IF ( IFNULL((@ban & b'10' > 0), 0) < 1 ) THEN
 -- user can vote
ELSE 
-- user cannot vote
ENDIF;

So there is different action for each digit. That's why I don't want a 10-based number like 1016. I want a bit-based number like this 01111111000 in that variable.

To make it more clear, here is the task of third digit:

IF ( IFNULL((@ban & b'100' > 0), 0) < 1 ) THEN
 -- user can flag
ELSE 
-- user cannot flag
ENDIF;

See? the third digit (of that 11-bit number) determines user's flagging ability (limitation).


Ok, in conclusion, how can I assign a bit value to a variable without converting its datatype (which seems converting will be happened automatically, so how can I avoid that)?

4
  • The bitwise operations will still work fine against the integer. Aug 28, 2016 at 22:20
  • (This seems to be a continuation of dba.stackexchange.com/questions/148111/… . Can someone explain things better than I did?)
    – Rick James
    Aug 28, 2016 at 22:40
  • What version of MySQL are you using? What client?
    – Rick James
    Aug 28, 2016 at 23:09
  • @RickJames PHPmyadminand Server version: 5.6.21 - MySQL Community Server (GPL)
    – Martin AJ
    Aug 28, 2016 at 23:52

1 Answer 1

1

Maybe this quote from http://dev.mysql.com/doc/refman/5.6/en/bit-functions.html will help clarify:

Bit functions and operators comprise BIT_COUNT(), BIT_AND(), BIT_OR(), BIT_XOR(), &, |, ^, ~, <<, and >>.

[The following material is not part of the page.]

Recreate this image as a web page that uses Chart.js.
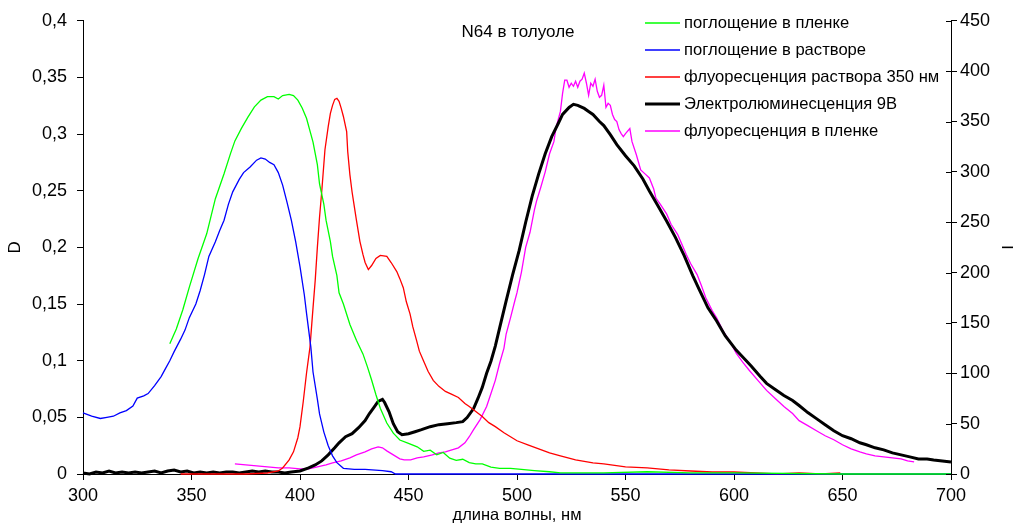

Bit functions and operators require BIGINT (64-bit integer) arguments and return BIGINT values, so they have a maximum range of 64 bits. Arguments of other types (such as the BINARY and VARBINARY binary string types) are converted to BIGINT and truncation might occur.

(The 5.7 man page hints that some future version will extend BIT beyond 64 bits.)